**Data lines:**
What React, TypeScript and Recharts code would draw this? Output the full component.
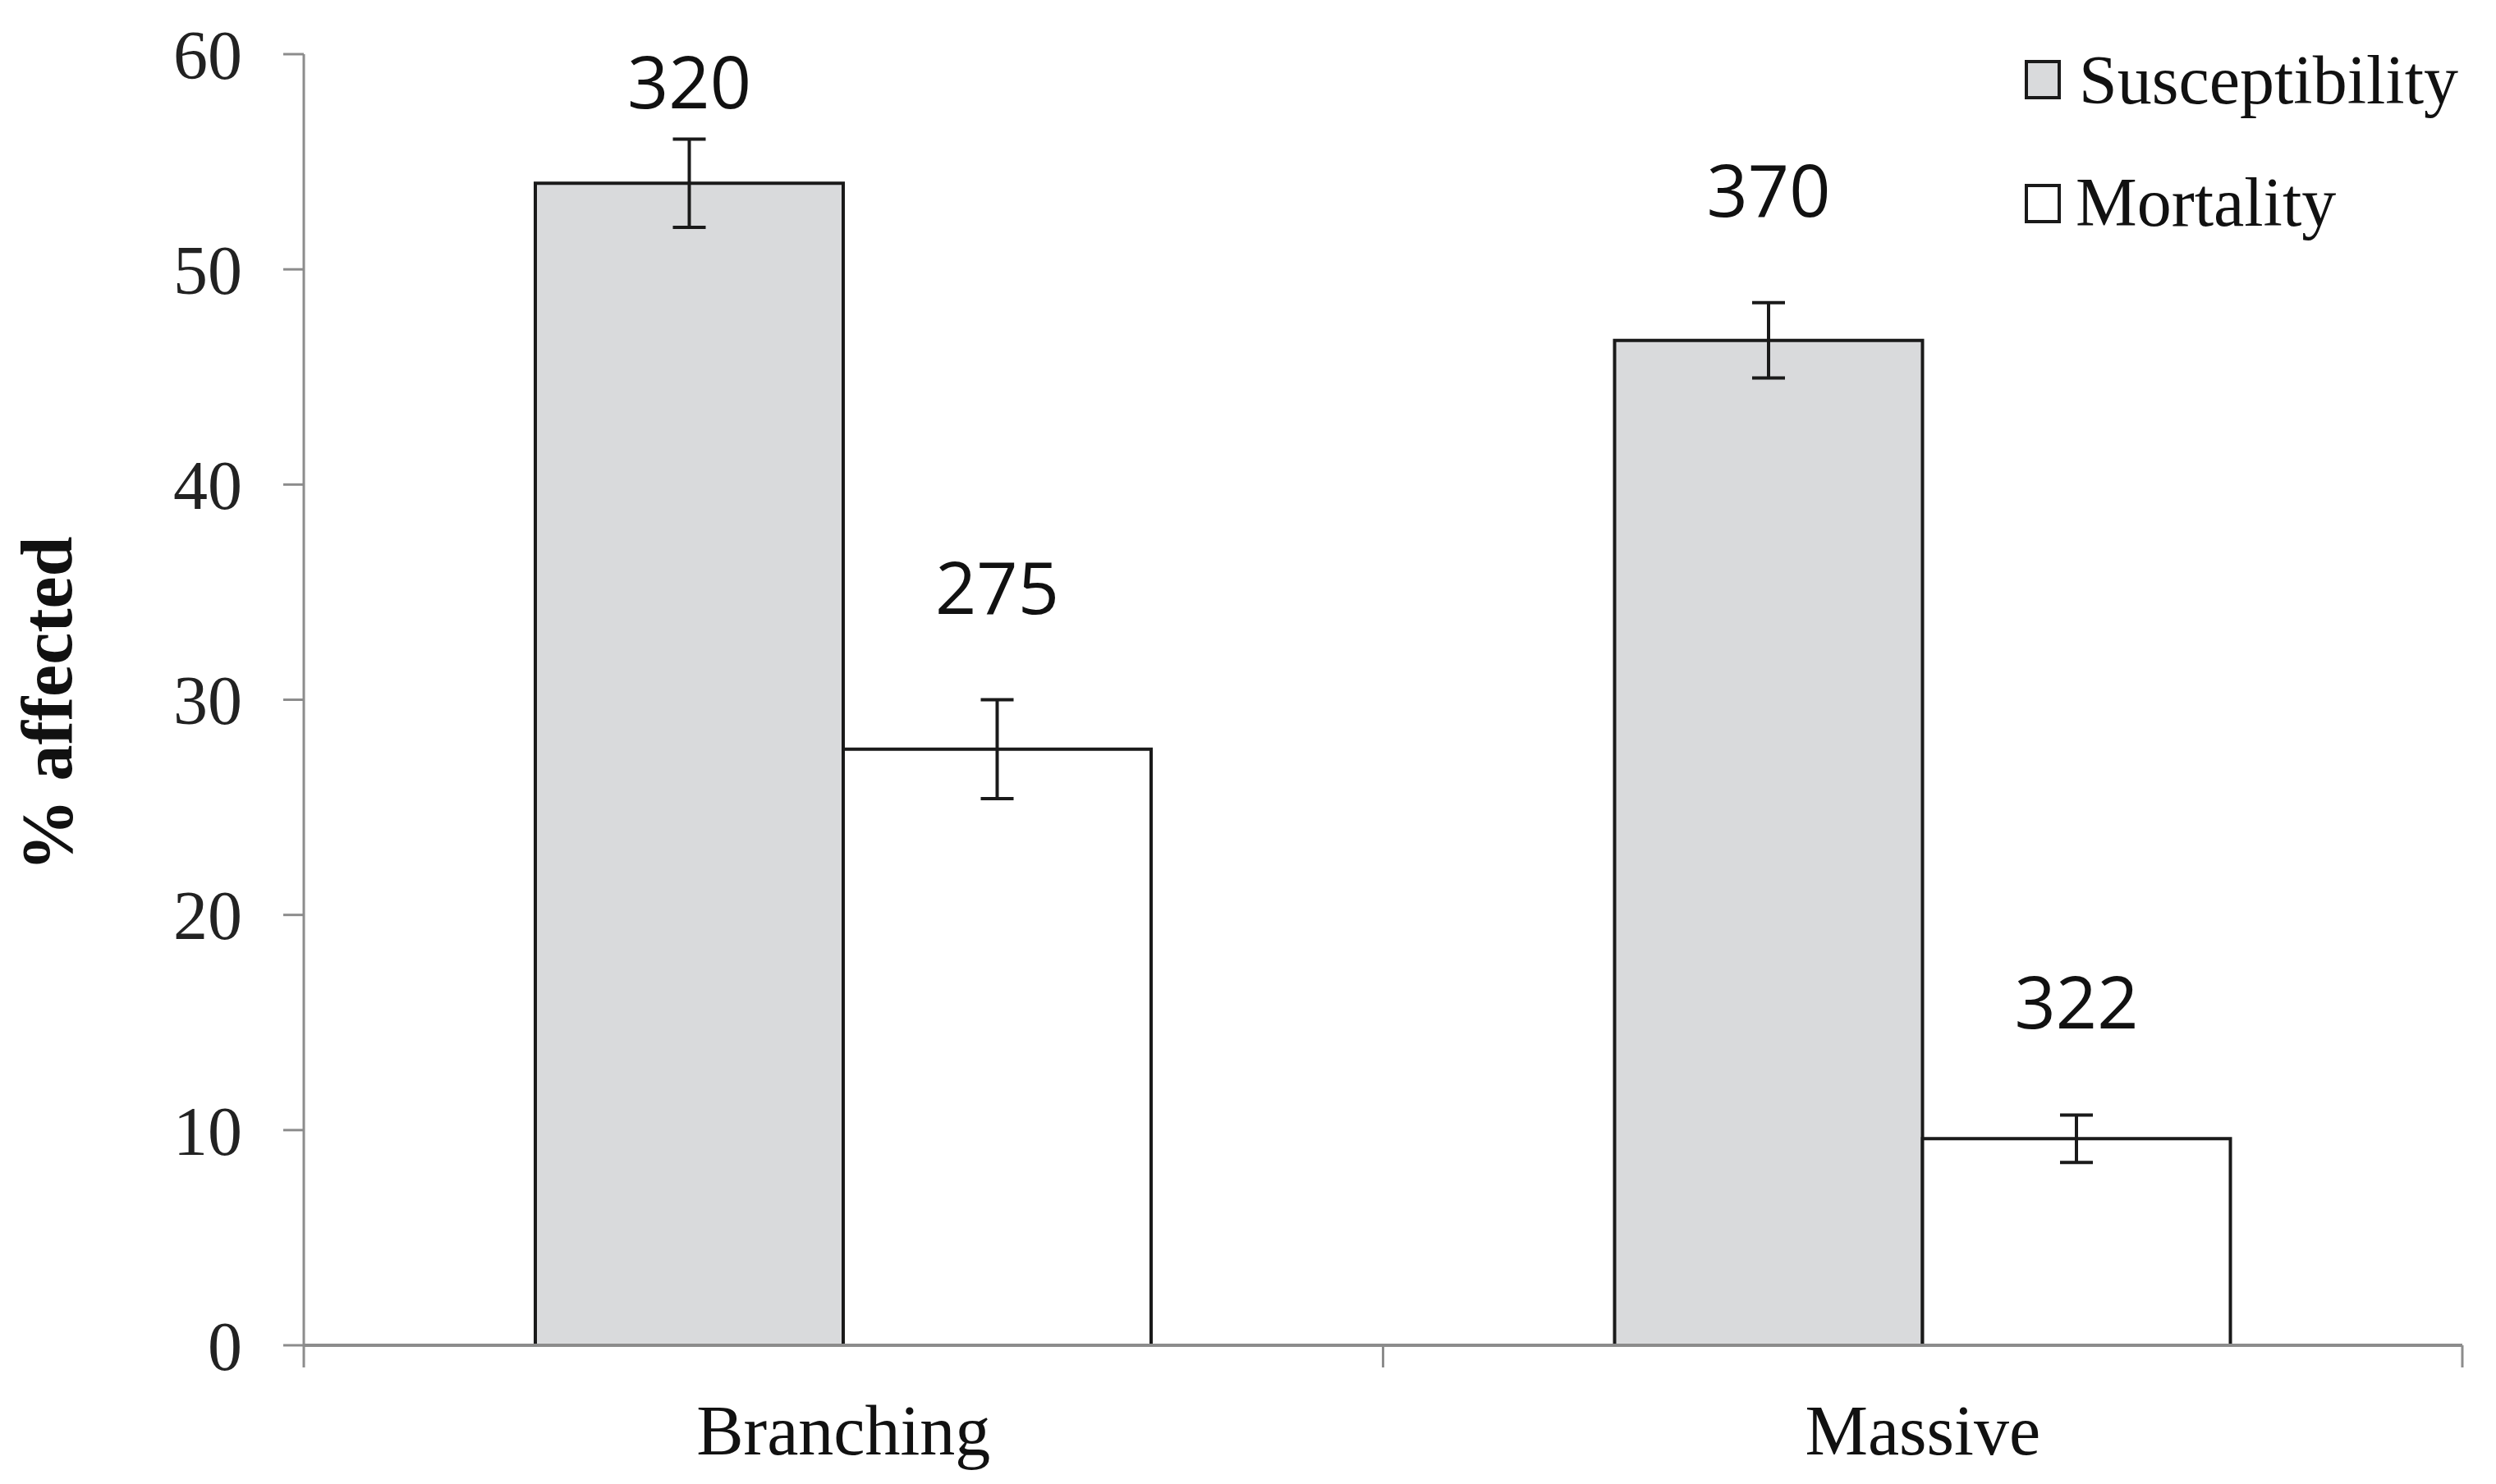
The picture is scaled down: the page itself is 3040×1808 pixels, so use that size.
import React from 'react';
import { BarChart, Bar, XAxis, YAxis, ErrorBar, LabelList, Legend } from 'recharts';

const categories = ['Branching', 'Massive'];
const susceptibility = [54.0, 46.7];
const susceptibilityErr = [2.05, 1.75];
const mortality = [27.7, 9.6];
const mortalityErr = [2.3, 1.1];
const susceptibilityN = [320, 370];
const mortalityN = [275, 322];
const yTicks = [0, 10, 20, 30, 40, 50, 60];
const seriesNames = ['Susceptibility', 'Mortality'];

const data = categories.map((c, i) => ({
  category: c,
  susc: susceptibility[i],
  suscErr: susceptibilityErr[i],
  suscN: susceptibilityN[i],
  mort: mortality[i],
  mortErr: mortalityErr[i],
  mortN: mortalityN[i],
}));

const W = 3032;
const H = 1800;
const M = { top: 58, right: 41, left: 0, bottom: 0 };
const Y_AXIS_W = 362;
const X_AXIS_H = 169;
const BAND = (W - Y_AXIS_W - M.right - M.left) / categories.length;
const LABEL_GAP = 105;
const LABEL_MIN_BASELINE = 124;

const SERIF = '"Liberation Serif", "Times New Roman", serif';
const SANS = '"Open Sans", "DejaVu Sans", sans-serif';
const AXIS_GRAY = '#8c8c8c';
const SUSC_FILL = '#d9dadc';
const INK = '#1a1a1a';

const XTick = (props: any) => {
  const { x, y, payload, index } = props;
  return (
    <g>
      <line x1={x - BAND / 2} y1={y} x2={x - BAND / 2} y2={y + 27} stroke={AXIS_GRAY} strokeWidth={3} />
      {index === categories.length - 1 && (
        <line x1={x + BAND / 2} y1={y} x2={x + BAND / 2} y2={y + 27} stroke={AXIS_GRAY} strokeWidth={3} />
      )}
      <text x={x} y={y + 133} textAnchor="middle" fontFamily={SERIF} fontSize={86} fill="#111">
        {payload.value}
      </text>
    </g>
  );
};

const makeCountLabel = (vals: number[], errs: number[], ns: number[]) => (props: any) => {
  const { x, y, width, height, index } = props;
  const v = vals[index];
  const h = Math.abs(height);
  const top = Math.min(y, y + height);
  const pxPer = v ? h / v : 0;
  const errTop = top - errs[index] * pxPer;
  const baseline = Math.max(errTop - LABEL_GAP, LABEL_MIN_BASELINE);
  return (
    <text x={x + width / 2} y={baseline} textAnchor="middle" fontFamily={SANS} fontSize={88} fill="#111">
      {ns[index]}
    </text>
  );
};

const YTitle = (props: any) => {
  const vb = props.viewBox || { x: 0, y: 0, width: 0, height: 0 };
  const cx = 79;
  const cy = vb.y + vb.height / 2 + 5;
  return (
    <text
      x={cx}
      y={cy}
      transform={`rotate(-90, ${cx}, ${cy})`}
      textAnchor="middle"
      fontFamily={SERIF}
      fontWeight="bold"
      fontSize={88}
      fill="#111"
    >
      % affected
    </text>
  );
};

const LegendBox = () => (
  <svg width={580} height={230} style={{ display: 'block', overflow: 'visible' }}>
    <rect x={2} y={7} width={40} height={44} fill={SUSC_FILL} stroke={INK} strokeWidth={4} />
    <text x={66} y={58} fontFamily={SERIF} fontSize={84} fill="#111">
      {seriesNames[0]}
    </text>
    <rect x={2} y={158} width={40} height={44} fill="#ffffff" stroke={INK} strokeWidth={4} />
    <text x={62} y={207} fontFamily={SERIF} fontSize={84} fill="#111">
      {seriesNames[1]}
    </text>
  </svg>
);

export default function App() {
  return (
    <div style={{ position: 'relative', width: W, height: H, background: '#fff' }}>
      <BarChart width={W} height={H} data={data} margin={M} barGap={0} barSize={375}>
        <XAxis
          dataKey="category"
          height={X_AXIS_H}
          axisLine={{ stroke: AXIS_GRAY, strokeWidth: 4 }}
          tickLine={false}
          tickSize={0}
          tickMargin={0}
          tick={<XTick />}
          interval={0}
        />
        <YAxis
          width={Y_AXIS_W}
          domain={[0, 60]}
          ticks={yTicks}
          interval={0}
          axisLine={{ stroke: AXIS_GRAY, strokeWidth: 3 }}
          tickLine={{ stroke: AXIS_GRAY, strokeWidth: 3 }}
          tickSize={25}
          tickMargin={50}
          tick={{ fontFamily: SERIF, fontSize: 84, fill: '#222' }}
          label={<YTitle />}
        />
        <Legend
          layout="vertical"
          align="center"
          verticalAlign="middle"
          content={<LegendBox />}
          wrapperStyle={{ position: 'absolute', left: 2458, top: 60, width: 580, height: 230 }}
        />
        <Bar dataKey="susc" name={seriesNames[0]} fill={SUSC_FILL} stroke={INK} strokeWidth={4} isAnimationActive={false}>
          <ErrorBar dataKey="suscErr" width={20} stroke={INK} strokeWidth={4} direction="y" />
          <LabelList dataKey="suscN" content={makeCountLabel(susceptibility, susceptibilityErr, susceptibilityN)} />
        </Bar>
        <Bar dataKey="mort" name={seriesNames[1]} fill="#ffffff" stroke={INK} strokeWidth={4} isAnimationActive={false}>
          <ErrorBar dataKey="mortErr" width={20} stroke={INK} strokeWidth={4} direction="y" />
          <LabelList dataKey="mortN" content={makeCountLabel(mortality, mortalityErr, mortalityN)} />
        </Bar>
      </BarChart>
    </div>
  );
}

**Task goal:** Repeat word for word the lines from the line containing "The picture is" to the line containing "const LABEL_MIN_BASELINE = 124;", both lines included; nothing else should appear.

**Written answer:**
The picture is scaled down: the page itself is 3040×1808 pixels, so use that size.
import React from 'react';
import { BarChart, Bar, XAxis, YAxis, ErrorBar, LabelList, Legend } from 'recharts';

const categories = ['Branching', 'Massive'];
const susceptibility = [54.0, 46.7];
const susceptibilityErr = [2.05, 1.75];
const mortality = [27.7, 9.6];
const mortalityErr = [2.3, 1.1];
const susceptibilityN = [320, 370];
const mortalityN = [275, 322];
const yTicks = [0, 10, 20, 30, 40, 50, 60];
const seriesNames = ['Susceptibility', 'Mortality'];

const data = categories.map((c, i) => ({
  category: c,
  susc: susceptibility[i],
  suscErr: susceptibilityErr[i],
  suscN: susceptibilityN[i],
  mort: mortality[i],
  mortErr: mortalityErr[i],
  mortN: mortalityN[i],
}));

const W = 3032;
const H = 1800;
const M = { top: 58, right: 41, left: 0, bottom: 0 };
const Y_AXIS_W = 362;
const X_AXIS_H = 169;
const BAND = (W - Y_AXIS_W - M.right - M.left) / categories.length;
const LABEL_GAP = 105;
const LABEL_MIN_BASELINE = 124;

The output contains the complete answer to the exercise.